Quite a few countries celebrate the New Year by wearing different colored underwear. Argentinians wear pink underwear to increase romance (and eat beans for prosperity?); Bolivians don yellow underwear to bring increased fortune and health; and Italians wear red underwear as they gather for a group kiss in St. Mark’s Square in Venice.

Many countries have traditional food or meals that they eat, or display for the New Year. Greeks hang onions on their front doors for rebirth; many Spanish and Latin American people eat 12 grapes as the clock chimes midnight; and in Norway there’s a layered cake called Krankeskeke made with marzipan and decorated with flags with a bottle of wine inside!

Other traditions are unique (and even out there).
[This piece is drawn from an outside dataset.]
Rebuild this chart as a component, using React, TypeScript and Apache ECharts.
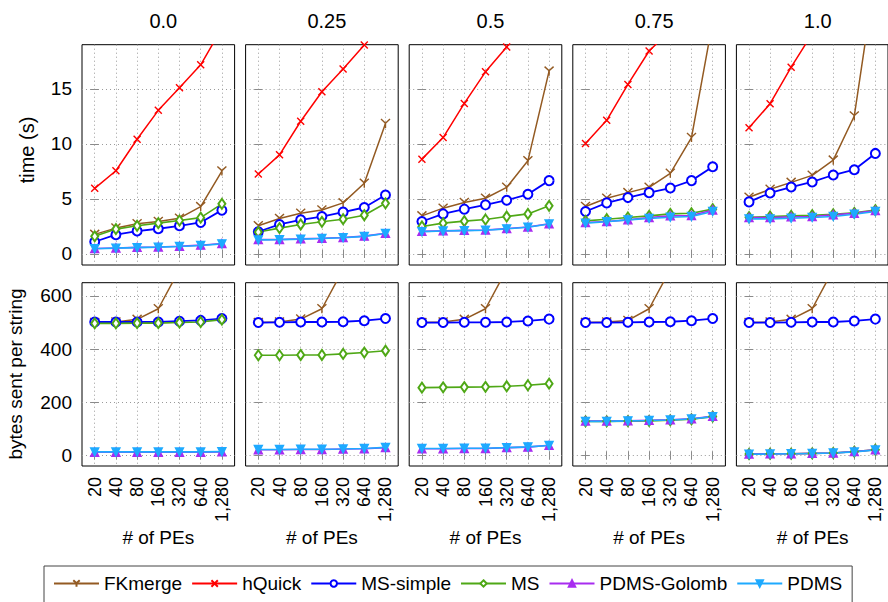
import React, { useEffect, useRef } from 'react';
import * as echarts from 'echarts';

const categories = ['20', '40', '80', '160', '320', '640', '1,280'];
const panelTitles = ['0.0', '0.25', '0.5', '0.75', '1.0'];
const seriesNames = ['FKmerge', 'hQuick', 'MS-simple', 'MS', 'PDMS-Golomb', 'PDMS'];
const timeTicks = [0, 5, 10, 15];
const bytesTicks = [0, 200, 400, 600];

// time (s), one row per panel (0.0, 0.25, 0.5, 0.75, 1.0)
const timeFKmerge = [
  [1.78, 2.35, 2.75, 2.95, 3.25, 4.3, 7.53],
  [2.56, 3.22, 3.7, 4.0, 4.64, 6.42, 11.84],
  [3.46, 4.16, 4.67, 5.06, 6.05, 8.46, 16.6],
  [4.31, 5.06, 5.57, 6.05, 7.32, 10.57, 21.1],
  [5.15, 5.87, 6.5, 7.14, 8.52, 12.53, 25.4],
];
const timeHQuick = [
  [5.96, 7.56, 10.42, 13.04, 15.09, 17.17, 20.5],
  [7.26, 9.0, 12.05, 14.73, 16.8, 18.98, 21.2],
  [8.61, 10.57, 13.67, 16.54, 18.8, 21.5, 25.0],
  [10.03, 12.14, 15.39, 18.43, 20.3, 23.0, 26.0],
  [11.45, 13.64, 16.96, 20.0, 23.0, 26.0, 29.0],
];
const timeMSSimple = [
  [1.11, 1.75, 2.08, 2.29, 2.56, 2.86, 3.98],
  [2.02, 2.68, 3.1, 3.4, 3.8, 4.22, 5.36],
  [2.95, 3.64, 4.07, 4.46, 4.88, 5.42, 6.66],
  [3.86, 4.64, 5.12, 5.57, 5.99, 6.66, 7.92],
  [4.73, 5.54, 6.08, 6.54, 7.17, 7.65, 9.13],
];
const timeMS = [
  [1.6, 2.26, 2.56, 2.8, 3.04, 3.3, 4.55],
  [1.99, 2.35, 2.68, 2.92, 3.16, 3.52, 4.6],
  [2.5, 2.8, 2.98, 3.13, 3.4, 3.64, 4.37],
  [3.01, 3.16, 3.31, 3.46, 3.64, 3.7, 4.07],
  [3.34, 3.4, 3.46, 3.52, 3.61, 3.73, 3.98],
];
const timePDMSGolomb = [
  [0.5, 0.55, 0.6, 0.64, 0.7, 0.8, 0.95],
  [1.3, 1.32, 1.37, 1.43, 1.5, 1.62, 1.88],
  [2.05, 2.1, 2.14, 2.18, 2.3, 2.45, 2.75],
  [2.86, 2.95, 3.1, 3.31, 3.46, 3.49, 4.0],
  [3.31, 3.31, 3.37, 3.4, 3.55, 3.7, 3.95],
];
const timePDMS = [
  [0.48, 0.53, 0.58, 0.62, 0.68, 0.77, 0.92],
  [1.28, 1.3, 1.35, 1.41, 1.47, 1.6, 1.86],
  [2.03, 2.08, 2.12, 2.16, 2.28, 2.43, 2.72],
  [2.8, 2.92, 3.1, 3.22, 3.34, 3.4, 3.86],
  [3.19, 3.19, 3.25, 3.31, 3.4, 3.61, 3.86],
];

// bytes sent per string
const bytesFKmerge = [
  [500, 502, 512, 552, 700, 950, 1400],
  [500, 502, 513, 552, 700, 950, 1400],
  [500, 502, 512, 552, 700, 950, 1400],
  [500, 502, 508, 552, 700, 950, 1400],
  [500, 502, 512, 552, 700, 950, 1400],
];
const bytesMSSimple = [
  [502, 502, 502, 502, 505, 508, 515],
  [500, 501, 502, 502, 503, 507, 515],
  [500, 500, 501, 501, 502, 506, 513],
  [500, 500, 501, 502, 503, 507, 515],
  [500, 500, 501, 502, 502, 506, 513],
];
const bytesMS = [
  [497, 497, 498, 498, 500, 502, 511],
  [377, 377, 378, 378, 382, 387, 394],
  [255, 256, 257, 258, 260, 264, 270],
  [128, 128, 129, 130, 132, 136, 146],
  [5, 6, 6, 7.5, 9, 14, 21],
];
const bytesPDMSGolomb = [
  [12, 12, 12, 12, 12, 12, 13],
  [21, 21, 22, 22, 24, 25, 29],
  [25, 25, 26, 26, 29, 31, 38],
  [129, 129, 130, 132, 134, 138, 147],
  [5, 6, 6, 7.5, 9, 14, 21],
];
const bytesPDMS = [
  [13, 13, 13, 13, 13, 13, 14],
  [22, 22, 23, 23, 24, 26, 30],
  [26, 26, 27, 27, 29, 32, 37],
  [128, 128, 130, 131, 133, 137, 146],
  [4, 5, 6, 7, 9, 13, 20],
];

const timeData = [timeFKmerge, timeHQuick, timeMSSimple, timeMS, timePDMSGolomb, timePDMS];
const bytesData = [bytesFKmerge, null, bytesMSSimple, bytesMS, bytesPDMSGolomb, bytesPDMS];

const FONT = '"Liberation Sans", Arial, Helvetica, sans-serif';

const styles = [
  { color: '#935a22', symbol: 'path://M5,5L0,0M5,5L10,0M5,5L5,11', size: 9, width: 1.5, rotate: 0 },
  { color: '#ff0000', symbol: 'path://M0,0L10,10M10,0L0,10', size: 7, width: 1.5, rotate: 0 },
  { color: '#0000ff', symbol: 'emptyCircle', size: 9, width: 1.8, rotate: 0 },
  { color: '#4fa816', symbol: 'emptyDiamond', size: [7, 10], width: 1.6, rotate: 0 },
  { color: '#a82cf0', symbol: 'triangle', size: 8, width: 1.6, rotate: 0 },
  { color: '#1eaaff', symbol: 'triangle', size: 8, width: 1.6, rotate: 180 },
];

const colLeft = [82, 245.6, 409.2, 572.8, 736.4];
const colW = 152.6;
const rowTop = [44.7, 282.7];
const rowH = [220.3, 183.3];
const rowMin = [-1, -40];
const rowMax = [19, 650];
const rowTicks = [timeTicks, bytesTicks];
const catIdx = categories.map((_, i) => i);

function buildOption() {
  const grid: any[] = [];
  const xAxis: any[] = [];
  const yAxis: any[] = [];
  const series: any[] = [];
  const title: any[] = [];
  const tickStyle = { color: '#8a8a8a', width: 1 };
  const gridLine = { color: '#9a9a9a', type: [1, 3], width: 1 };

  for (let r = 0; r < 2; r++) {
    for (let c = 0; c < 5; c++) {
      const p = r * 5 + c;
      grid.push({
        left: colLeft[c], top: rowTop[r], width: colW, height: rowH[r],
        show: true, borderColor: '#000', borderWidth: 1, backgroundColor: 'transparent',
      });
      xAxis.push({
        type: 'value', gridIndex: p, position: 'bottom', min: -0.6, max: 6.6, splitNumber: 7,
        axisLine: { show: false },
        axisTick: { show: true, inside: true, length: 4, customValues: catIdx, lineStyle: tickStyle },
        axisLabel: {
          show: r === 1, customValues: catIdx, rotate: 90, margin: 11, fontSize: 18, color: '#000',
          fontFamily: FONT, formatter: (v: number) => categories[Math.round(v)] ?? '',
        },
        splitLine: { show: true, lineStyle: gridLine },
      });
      xAxis.push({
        type: 'value', gridIndex: p, position: 'top', min: -0.6, max: 6.6, splitNumber: 7,
        axisLine: { show: false },
        axisTick: { show: true, inside: true, length: 4, customValues: catIdx, lineStyle: tickStyle },
        axisLabel: { show: false },
        splitLine: { show: false },
      });
      yAxis.push({
        type: 'value', gridIndex: p, position: 'left', min: rowMin[r], max: rowMax[r], splitNumber: 4,
        axisLine: { show: false },
        axisTick: { show: true, inside: true, length: 4, customValues: rowTicks[r], lineStyle: tickStyle },
        axisLabel: {
          show: c === 0, customValues: rowTicks[r], margin: 10, fontSize: 19, color: '#000', fontFamily: FONT,
        },
        splitLine: { show: true, lineStyle: gridLine },
      });
      yAxis.push({
        type: 'value', gridIndex: p, position: 'right', min: rowMin[r], max: rowMax[r], splitNumber: 4,
        axisLine: { show: false },
        axisTick: { show: true, inside: true, length: 4, customValues: rowTicks[r], lineStyle: tickStyle },
        axisLabel: { show: false },
        splitLine: { show: false },
      });

      seriesNames.forEach((name, i) => {
        const src = r === 0 ? timeData[i] : bytesData[i];
        if (!src) return;
        const st = styles[i];
        series.push({
          type: 'line', name, xAxisIndex: 2 * p, yAxisIndex: 2 * p,
          data: src[c].map((v, k) => [catIdx[k], v]),
          symbol: st.symbol, symbolSize: st.size, symbolRotate: st.rotate,
          showAllSymbol: true, clip: true,
          lineStyle: { color: st.color, width: st.width },
          itemStyle: { color: st.color, borderColor: st.color, borderWidth: 1.4 },
          emphasis: { disabled: true },
        });
      });
    }
  }

  panelTitles.forEach((t, c) => {
    title.push({
      text: t, left: colLeft[c] + colW / 2, top: 6, textAlign: 'center',
      textStyle: { fontSize: 20, fontWeight: 'normal', color: '#000', fontFamily: FONT },
    });
  });

  const graphic: any[] = [
    {
      type: 'text', x: 27, y: 150, rotation: Math.PI / 2,
      style: { text: 'time (s)', fontSize: 20, fontFamily: FONT, fill: '#000', align: 'center', verticalAlign: 'middle' },
    },
    {
      type: 'text', x: 15, y: 374, rotation: Math.PI / 2,
      style: { text: 'bytes sent per string', fontSize: 19, fontFamily: FONT, fill: '#000', align: 'center', verticalAlign: 'middle' },
    },
  ];
  colLeft.forEach((l) => {
    graphic.push({
      type: 'text', x: l + colW / 2, y: 537,
      style: { text: '# of PEs', fontSize: 19, fontFamily: FONT, fill: '#000', align: 'center', verticalAlign: 'middle' },
    });
  });

  return {
    animation: false,
    backgroundColor: '#fff',
    title,
    grid,
    xAxis,
    yAxis,
    series,
    graphic,
    legend: {
      data: seriesNames,
      left: 44, top: 566,
      itemWidth: 45, itemHeight: 8, itemGap: 9,
      padding: [8, 10, 30, 9],
      borderColor: '#444', borderWidth: 1,
      textStyle: { fontSize: 19, color: '#000', fontFamily: FONT },
      selectedMode: false,
    },
  };
}

export default function App() {
  const ref = useRef<HTMLDivElement>(null);
  useEffect(() => {
    if (!ref.current) return;
    const chart = echarts.init(ref.current, undefined, { renderer: 'svg' });
    chart.setOption(buildOption() as any);
    return () => chart.dispose();
  }, []);
  return <div ref={ref} style={{ position: 'fixed', left: 0, top: 0, width: 888, height: 602 }} />;
}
In Siberia a log is plunged into the frozen river so that over zealous revelers will have something to hold on to if they fall in. Puerto Ricans are said to ride the waves and in Denmark they smash plates. In Iceland cows are said to gain the ability to talk and the dead rise from graves.

And in a true out with the old and in with the new spirit, South Africans through out their old appliances.

So, happy New Year however you celebrate!